On “jive” Billy Idol does something with his voice, multitracked in harmony, which is so heartbreaking I find it impossible to explain in words, without just sitting you down and turning it up and playing it for you and watching your face as you understand. And it’s such a silly line, too – “we were jive”, what the hell. This is the great glory of Billy Idol - that he could invest such meaningless stuff with such apparent sincerity – his big problem is when he started trying to inject meaning into his pop fluff, like with “White Wedding” – yecch. “Dancing With Myself” was awesome, though.

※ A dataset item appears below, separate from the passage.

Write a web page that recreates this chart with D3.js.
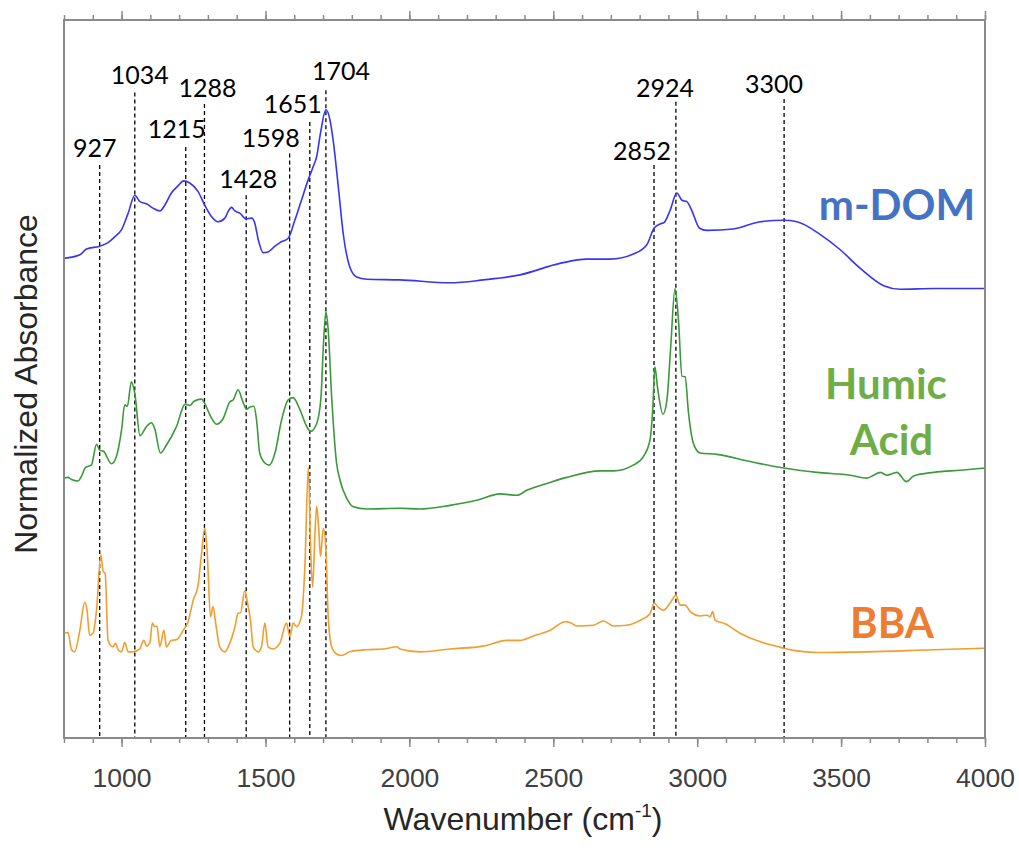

Anyway, the rest of the vocals are all about how “no one gave a shit for rock ‘n’ roll dreaming” and “they thought we were stupid” and the music exists in spite of that, rockets joyfully forward in the face of that, and you realize about the time that Billy’s crooning about how he remembers the “promises, promises” that they are just celebrating the fact that they got to do this at all, to bring it to the real like Lennon and Ray and Keef and Townshend had said for them (but not Mick Jagger, interestingly enough) and now they are saying for themselves, and you realize that the rest of the song is just one big victory lap and they run faster, and faster, and if you didn’t notice before how great drummer Mark Laff was you realize it now, and then Billy drops out first, out of breath of course, and just sings the “promises, promises, promises, remember” line for the rest of the song, and bassist Tony James gooses Bob Andrews along faster and faster on guitar and he hits these great bent high notes that feedback like nothing has or since like Lou Reed in “Heard Her Call My Name” and then they’re running downhill, then the rhythm doubles up and then they punch it and then and then and then done. Five minutes, eighteen seconds.